I ended up taping the two molds together to apply pressure and get a good seal after aligning the edges. I also test fitted the LED bulb into the mold.

Taping the two molds together to apply pressure and get a good seal after aligning the edges
Taping the two molds together to apply pressure and get a good seal after aligning the edges

The cast material I used is Smooth-On Smooth-Cast 325, 326, 327 Clear Amber Liquid Plastic (PART A), Smooth-Cast 327 Colormatch Liquide Plastic (PART B).

Smooth-Cast 325, 326, 327 Clear Amber Liquid Plastic (PART A), Smooth-Cast 327 Colormatch (PART B)
Smooth-Cast 325, 326, 327 Clear Amber Liquid Plastic (PART A), Smooth-Cast 327 Colormatch (PART B)
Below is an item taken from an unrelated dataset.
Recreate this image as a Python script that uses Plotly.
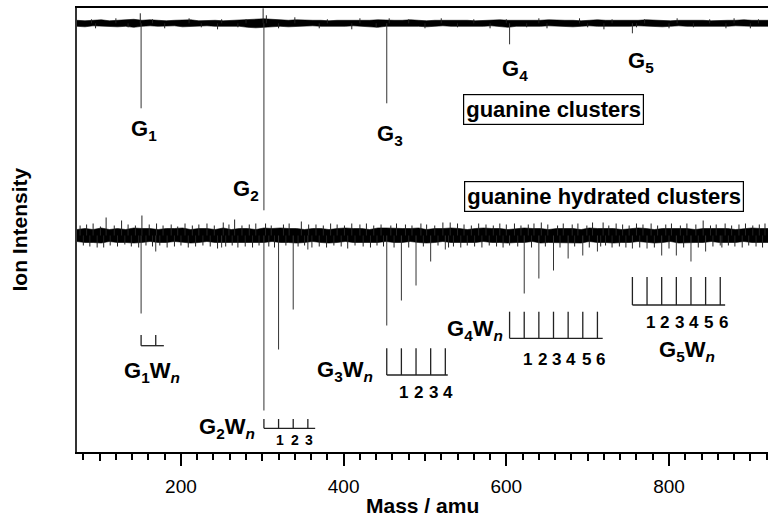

I mixed equal parts of the two materials and poured it into the mold. And then I dipped my LED into the cast material to make sure it's fully covered.

Casting the lithophane
Casting the lithophane

After an hour, I remove the tape and pull out the end result - a clear translucent spherical lithophane with a bright warm white LED bulb inside. It's not 100% round since I might have squeezed the mold too hard during the taping process.

End result - a clear translucent spherical lithophane with a bright warm white LED bulb inside
End result - a clear translucent spherical lithophane with a bright warm white LED bulb inside

Anyways, let's light it up!

Lighting up the lithophane

It does light up but it's hard to see the details of the lithophane... I should have thought of this before casting.